Nigerian journalist and columnist

Chief Kola Muslim Animasaun (born 5 July 1939) is a Nigerian journalist, columnist and former chairman of the editorial board of The Vanguard, Nigeria's leading newspaper.
His book, From 1939 to the Vanguard of Modern Journalism, was launched at the Nigerian Institute of International Affairs, Lagos in July 2012 and the occasion was attended by Chief Bola Tinubu, the national leader of the All Progressives Congress, and Abiola Ajimobi, the governor of Oyo State, southwestern Nigeria.

==Journalism career==
He began his career in journalism in July 1961 when he joined The Express through the late Olabisi Onabanjo, the former governor of Ogun State who was then the Editorial Director of the Daily Express.

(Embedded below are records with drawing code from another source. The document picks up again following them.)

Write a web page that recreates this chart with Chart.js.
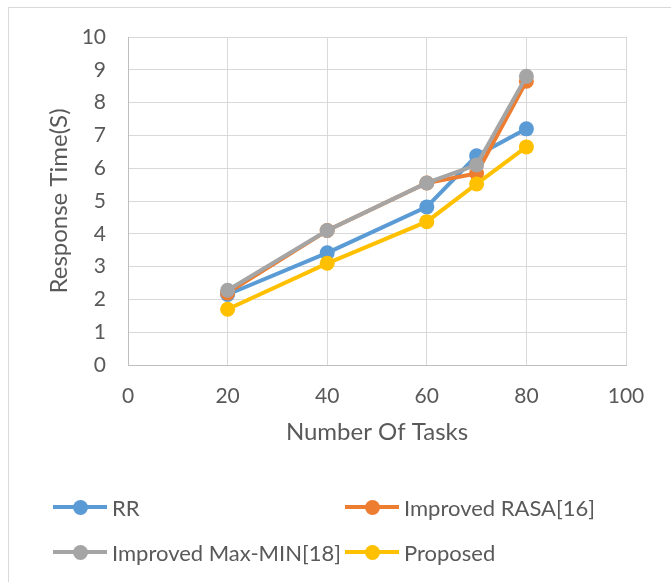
<!DOCTYPE html>
<html>
<head>
<meta charset="utf-8">
<script src="https://cdn.jsdelivr.net/npm/chart.js@4/dist/chart.umd.min.js"></script>
<style>
  html, body { margin: 0; padding: 0; background: #fff; }
  #wrap { position: relative; width: 671px; height: 582px; overflow: hidden; font-family: Lato, "Liberation Sans", sans-serif; }
  #frame { position: absolute; left: 8px; top: 7px; width: 700px; height: 600px; border: 1px solid #d9d9d9; box-sizing: border-box; }
  #chart { position: absolute; left: 0; top: 0; }
  .lg { position: absolute; display: flex; align-items: center; color: #595959; font-size: 22px; white-space: nowrap; }
  .mk { position: relative; width: 54px; height: 4px; margin-right: 5px; flex: none; }
  .mk i { position: absolute; left: 20px; top: -5.5px; width: 15px; height: 15px; border-radius: 50%; }
</style>
</head>
<body>
<div id="wrap">
  <div id="frame"></div>
  <canvas id="chart" width="671" height="582"></canvas>
  <div id="legend"></div>
</div>
<script>
// Task counts on the x axis and response times (seconds) per scheduling method
const tasks = [20, 40, 60, 70, 80];
const rrTimes = [2.15, 3.42, 4.82, 6.38, 7.2];
const rasaTimes = [2.2, 4.1, 5.55, 5.84, 8.65];
const maxMinTimes = [2.28, 4.1, 5.55, 6.1, 8.8];
const proposedTimes = [1.7, 3.1, 4.37, 5.52, 6.65];

const xTickValues = [0, 20, 40, 60, 80, 100];
const yTickValues = [0, 1, 2, 3, 4, 5, 6, 7, 8, 9, 10];

const seriesNames = ['RR', 'Improved RASA[16]', 'Improved Max-MIN[18]', 'Proposed'];
const seriesColors = ['#5B9BD5', '#ED7D31', '#A5A5A5', '#FFC000'];
const seriesValues = [rrTimes, rasaTimes, maxMinTimes, proposedTimes];

const textColor = '#595959';
const gridColor = '#d9d9d9';
const fontFamily = 'Lato, "Liberation Sans", sans-serif';

const datasets = seriesValues.map((vals, i) => ({
  label: seriesNames[i],
  data: tasks.map((t, j) => ({ x: t, y: vals[j] })),
  borderColor: seriesColors[i],
  backgroundColor: seriesColors[i],
  borderWidth: 4,
  pointRadius: 7.5,
  pointHoverRadius: 7.5,
  pointBorderWidth: 0,
  showLine: true,
  tension: 0,
  // later series are painted above earlier ones
  order: seriesValues.length - 1 - i
}));

new Chart(document.getElementById('chart'), {
  type: 'scatter',
  data: { datasets },
  options: {
    responsive: false,
    animation: false,
    events: [],
    layout: { padding: { left: 45, top: 37, right: 45, bottom: 135 } },
    plugins: { legend: { display: false }, tooltip: { enabled: false } },
    scales: {
      x: {
        type: 'linear',
        min: 0, max: 100,
        afterBuildTicks: s => { s.ticks = xTickValues.map(v => ({ value: v })); },
        afterFit: s => { s.height = 82; },
        grid: { color: gridColor, lineWidth: 1, drawTicks: false },
        border: { color: '#bfbfbf', width: 1 },
        ticks: { color: textColor, padding: 19, font: { family: fontFamily, size: 21 } },
        title: { display: true, text: 'Number Of Tasks', color: textColor, padding: 0, font: { family: fontFamily, size: 24 } }
      },
      y: {
        type: 'linear',
        min: 0, max: 10,
        afterBuildTicks: s => { s.ticks = yTickValues.map(v => ({ value: v })); },
        afterFit: s => { s.width = 83; },
        grid: { color: gridColor, lineWidth: 1, drawTicks: false },
        border: { color: '#bfbfbf', width: 1 },
        ticks: { color: textColor, padding: 22, font: { family: fontFamily, size: 21 } },
        title: { display: true, text: 'Response Time(S)', color: textColor, padding: 0, font: { family: fontFamily, size: 24 } }
      }
    }
  }
});

// Legend laid out in two columns below the plot
const legendPos = [[53, 507], [345, 507], [53, 552], [345, 552]];
const legendEl = document.getElementById('legend');
seriesNames.forEach((name, i) => {
  const item = document.createElement('div');
  item.className = 'lg';
  item.style.left = legendPos[i][0] + 'px';
  item.style.top = (legendPos[i][1] - 14) + 'px';
  item.style.height = '28px';
  const mk = document.createElement('span');
  mk.className = 'mk';
  mk.style.background = seriesColors[i];
  const dot = document.createElement('i');
  dot.style.background = seriesColors[i];
  mk.appendChild(dot);
  const label = document.createElement('span');
  label.textContent = name;
  item.appendChild(mk);
  item.appendChild(label);
  legendEl.appendChild(item);
});
</script>
</body>
</html>
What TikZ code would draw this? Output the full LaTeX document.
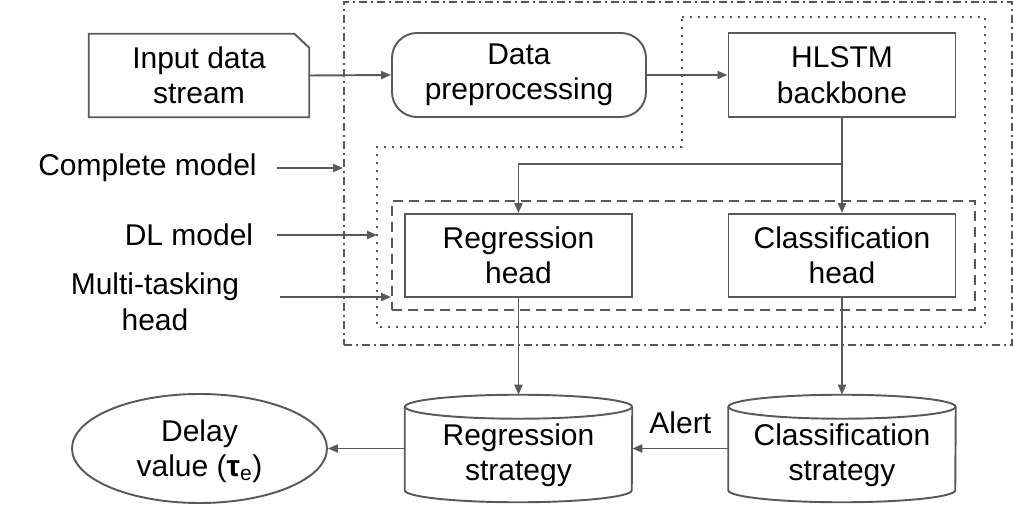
\documentclass[tikz,border=0pt]{standalone}
\usepackage{fontspec}
\setmainfont{Liberation Sans}
\usetikzlibrary{arrows.meta,shapes.geometric,calc}
\definecolor{lc}{RGB}{89,89,89}
\begin{document}
\begin{tikzpicture}[x=0.75pt,y=-0.75pt,
  every node/.style={font=\fontsize{22.5pt}{26.6pt}\selectfont, align=center, inner sep=0pt},
  ln/.style={draw=lc, line width=1.45pt},
  arr/.style={ln, -{Triangle[length=7.5pt,width=6pt]}},
  box/.style={ln, rectangle, minimum width=170.25pt, minimum height=62.25pt},
  cylbox/.style={rectangle, minimum width=170.25pt, minimum height=80.25pt},
  dashdotline/.style={ln, dash pattern=on 6pt off 3pt on 1.5pt off 3pt},
  dotline/.style={ln, dash pattern=on 1.5pt off 4.5pt},
  dashline/.style={ln, dash pattern=on 7.5pt off 4.5pt},
]
\useasboundingbox (0,0) rectangle (1014,506);

% frames
\node (cmf) [dashdotline, rectangle, minimum width=501pt, minimum height=257.25pt] at (678,173.5) {};
\draw[dotline] (682,17) -- (985,17) -- (985,327) -- (377,327) -- (377,147) -- (682,147) -- cycle;
\node (mtf) [dashline, rectangle, minimum width=437.25pt, minimum height=81.75pt] at (683.5,255.5) {};

% main nodes
\node (in) [rectangle, minimum width=165pt, minimum height=62.25pt] at (199,75.5) {Input data\\stream};
\draw[ln] (in.south west) -- (in.north west) -- ([xshift=-11.25pt]in.north east) -- ([yshift=-10.5pt]in.north east) -- (in.south east) -- cycle;
\node (pre) [ln, rectangle, rounded corners=18.75pt, minimum width=190.5pt, minimum height=63pt] at (519,75) {Data\\preprocessing};
\node (hl) [box, minimum height=63pt] at (842,75) {HLSTM\\backbone};
\node (reg) [box] at (518.5,255.5) {Regression\\head};
\node (cls) [box] at (842,255.5) {Classification\\head};

\node (rs) [cylbox] at (518.5,448.5) {};
\node (cs) [cylbox] at (842,448.5) {};
\foreach \n in {rs,cs}{
  \draw[ln] ([yshift=-9pt]\n.north) ellipse [x radius=85.125pt, y radius=9pt];
  \draw[ln] ([yshift=-9pt]\n.north west) -- ([yshift=9pt]\n.south west)
    arc [start angle=180, end angle=360, x radius=85.125pt, y radius=9pt]
    -- ([yshift=-9pt]\n.north east);
}
\node (rst) at ([yshift=-5pt]rs.center) {Regression\\strategy};
\node (cst) at ([yshift=-5pt]cs.center) {Classification\\strategy};

\node (dv) [ln, ellipse, minimum width=191.25pt, minimum height=81.75pt] at (199.5,448.5) {};
\node (dvt) at ([yshift=-2pt]dv.center) {Delay\\value ({\bfseries τ}\textsubscript{e})};

% connectors
\draw[arr] (in.east) -- (pre.west);
\draw[arr] (pre.east) -- (hl.west);
\draw[arr] (hl.south) -- (cls.north);
\draw[arr] (hl.south) |- ($(reg.north)+(0,-49)$) -- (reg.north);
\draw[arr] (reg.south) -- (rs.north);
\draw[arr] (cls.south) -- (cs.north);
\draw[arr] (cs.west) -- node[yshift=19pt]{Alert} (rs.east);
\draw[arr] (rs.west) -- (dv.east);

% side labels
\node (cm) at (147.5,168) {Complete model};
\node (dl) at (189,235) {DL model};
\node (mt) at (155,302) {Multi-tasking\\head};
\coordinate (dlf) at (377,235);
\coordinate (mta) at (280,297);
\draw[arr] ([xshift=15pt]cm.east) -- (cm.east -| cmf.west);
\draw[arr] ([xshift=18pt]dl.east) -- (dlf);
\draw[arr] (mta) -- (mta -| mtf.west);
\end{tikzpicture}
\end{document}
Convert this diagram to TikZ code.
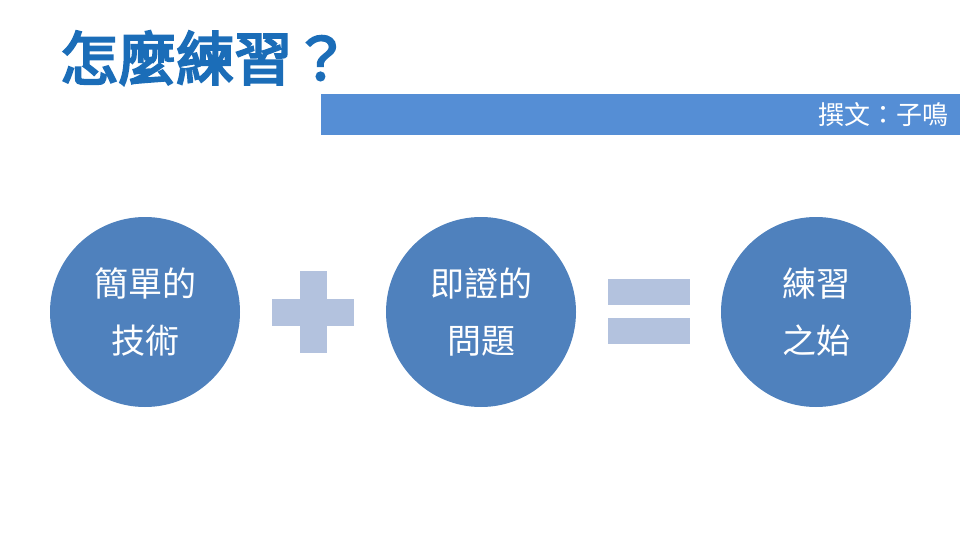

On 25 August 1961 Muslim left The Express for London where he obtained a diploma certificate in Journalism from London School of Journalism.
After he completed the diploma programme, he worked briefly with Cecil Dennis, the founder and publisher of the Liberian Listener. Before he returned to Nigeria to join the Nigerian Tribune.
He later joined the Vanguard, founded by Chief Sam Amuka Pemu as a chief sub-editor before he rose to the position of chairman of the editorial board of the newspaper.